The study did not take on one crucial question: what percentage of instructors feel entitled to use the classroom as a political stage, promoting social change and inculcating a particular political viewpoint in their students?
One surprise in the study is that almost half of all those polled oppose affirmative action preferences. This means that a massive opposition to preferences has remained silent and hidden for years, not speaking out or attempting to protect the students punished for bucking preferences (stolen newspapers, canceled speakers, punishment for "bake sales" that mock preferences). Another finding is that more than two-thirds of all instructors (68.8 percent) say "the goal of diversity should include fostering diversity of views among faculty members." Question of the day: How many professors have actually said this out loud? Fear or indifference may be the reason for reticence.
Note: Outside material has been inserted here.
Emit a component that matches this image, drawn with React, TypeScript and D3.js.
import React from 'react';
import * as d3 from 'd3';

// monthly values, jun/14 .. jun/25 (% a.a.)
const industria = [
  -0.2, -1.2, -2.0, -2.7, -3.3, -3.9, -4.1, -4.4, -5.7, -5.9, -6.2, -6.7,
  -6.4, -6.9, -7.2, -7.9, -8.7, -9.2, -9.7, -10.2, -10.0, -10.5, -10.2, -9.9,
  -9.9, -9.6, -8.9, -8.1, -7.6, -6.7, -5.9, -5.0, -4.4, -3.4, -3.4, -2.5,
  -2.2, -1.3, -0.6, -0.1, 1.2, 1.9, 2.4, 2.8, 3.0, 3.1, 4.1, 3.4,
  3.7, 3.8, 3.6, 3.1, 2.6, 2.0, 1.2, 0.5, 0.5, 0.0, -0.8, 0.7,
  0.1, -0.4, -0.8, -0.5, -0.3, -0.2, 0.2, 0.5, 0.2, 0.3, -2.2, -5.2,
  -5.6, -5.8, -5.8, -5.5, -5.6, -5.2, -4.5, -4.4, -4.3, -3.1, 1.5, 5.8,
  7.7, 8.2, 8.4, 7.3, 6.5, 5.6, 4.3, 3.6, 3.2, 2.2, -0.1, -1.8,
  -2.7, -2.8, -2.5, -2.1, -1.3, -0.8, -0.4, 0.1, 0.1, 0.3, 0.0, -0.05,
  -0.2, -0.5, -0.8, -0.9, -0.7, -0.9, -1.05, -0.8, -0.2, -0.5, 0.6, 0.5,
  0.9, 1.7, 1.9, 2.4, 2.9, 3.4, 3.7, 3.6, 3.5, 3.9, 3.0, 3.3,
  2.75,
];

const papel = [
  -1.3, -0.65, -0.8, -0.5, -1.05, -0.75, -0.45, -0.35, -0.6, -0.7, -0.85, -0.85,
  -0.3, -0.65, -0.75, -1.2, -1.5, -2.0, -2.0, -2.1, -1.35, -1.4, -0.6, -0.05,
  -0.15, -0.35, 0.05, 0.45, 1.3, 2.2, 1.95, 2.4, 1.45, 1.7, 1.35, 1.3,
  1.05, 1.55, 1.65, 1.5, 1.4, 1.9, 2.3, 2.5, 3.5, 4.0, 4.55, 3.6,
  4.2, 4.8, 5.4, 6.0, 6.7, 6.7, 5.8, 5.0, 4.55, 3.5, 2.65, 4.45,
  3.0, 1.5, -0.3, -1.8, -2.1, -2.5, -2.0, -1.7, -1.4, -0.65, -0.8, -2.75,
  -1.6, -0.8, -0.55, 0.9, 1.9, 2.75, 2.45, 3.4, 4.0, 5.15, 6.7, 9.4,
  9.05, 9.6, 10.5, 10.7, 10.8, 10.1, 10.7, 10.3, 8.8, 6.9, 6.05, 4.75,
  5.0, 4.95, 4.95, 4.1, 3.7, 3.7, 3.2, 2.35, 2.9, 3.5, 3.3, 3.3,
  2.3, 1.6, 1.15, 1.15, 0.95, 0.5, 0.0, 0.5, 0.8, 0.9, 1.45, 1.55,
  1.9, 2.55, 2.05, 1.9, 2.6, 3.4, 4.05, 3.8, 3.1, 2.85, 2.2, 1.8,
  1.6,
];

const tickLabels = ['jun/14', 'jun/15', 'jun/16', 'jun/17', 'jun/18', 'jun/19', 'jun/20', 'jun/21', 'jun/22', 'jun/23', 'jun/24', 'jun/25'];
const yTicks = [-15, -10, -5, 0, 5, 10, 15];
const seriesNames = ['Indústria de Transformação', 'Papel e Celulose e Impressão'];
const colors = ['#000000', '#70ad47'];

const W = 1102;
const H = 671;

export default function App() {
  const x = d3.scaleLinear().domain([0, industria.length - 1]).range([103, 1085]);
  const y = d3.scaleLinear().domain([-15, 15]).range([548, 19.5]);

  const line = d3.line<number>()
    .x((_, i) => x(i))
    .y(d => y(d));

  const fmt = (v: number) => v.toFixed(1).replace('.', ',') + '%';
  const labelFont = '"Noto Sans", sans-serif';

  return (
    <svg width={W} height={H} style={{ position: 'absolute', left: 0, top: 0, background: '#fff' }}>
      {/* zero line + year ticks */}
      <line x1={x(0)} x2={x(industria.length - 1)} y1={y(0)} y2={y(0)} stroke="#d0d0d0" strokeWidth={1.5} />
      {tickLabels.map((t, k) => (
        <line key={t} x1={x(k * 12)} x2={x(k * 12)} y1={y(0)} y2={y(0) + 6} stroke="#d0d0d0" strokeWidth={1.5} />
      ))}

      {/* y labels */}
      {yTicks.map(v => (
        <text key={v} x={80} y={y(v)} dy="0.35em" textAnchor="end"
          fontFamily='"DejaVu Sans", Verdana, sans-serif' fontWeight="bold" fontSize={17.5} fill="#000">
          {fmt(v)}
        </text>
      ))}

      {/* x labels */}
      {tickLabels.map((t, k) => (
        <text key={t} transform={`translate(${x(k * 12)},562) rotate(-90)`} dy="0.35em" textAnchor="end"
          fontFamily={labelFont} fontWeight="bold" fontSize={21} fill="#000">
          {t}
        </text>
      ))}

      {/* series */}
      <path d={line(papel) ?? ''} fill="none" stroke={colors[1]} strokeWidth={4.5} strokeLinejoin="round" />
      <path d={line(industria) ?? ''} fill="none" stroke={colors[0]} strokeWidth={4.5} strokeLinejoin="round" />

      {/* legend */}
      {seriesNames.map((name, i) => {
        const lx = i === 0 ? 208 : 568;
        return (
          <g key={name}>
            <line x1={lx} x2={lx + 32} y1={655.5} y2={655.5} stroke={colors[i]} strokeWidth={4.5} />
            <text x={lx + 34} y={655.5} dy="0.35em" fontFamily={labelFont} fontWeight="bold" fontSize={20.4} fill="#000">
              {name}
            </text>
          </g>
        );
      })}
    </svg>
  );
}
Or maybe a great many professors are caught in a persistent vegetative state, too paralyzing to let them say on campus what they tell pollsters they actually believe.
Jonathan Zimmerman, professor of the history of education at New York University, was appalled by the 31 percent of instructors who couldn't bring themselves to tell the Gross-Simmons survey that intellectual diversity should be fostered. "What were they thinking?," Zimmerman asked Saturday at a Harvard symposium on the study.
Lawrence Summers, deposed president of Harvard, got it right at the symposium, noting that not one social science instructor at a PhD-granting institution reported voting for President Bush in 2004. "There is an overwhelming tilt toward the progressive side," Summers said, "Compared to the underrepresentation of other groups whose underrepresentation is often stressed, the underrepresentation of conservatives appears to be rather more, perhaps." Yes. this certainly seems so. No perhaps about it.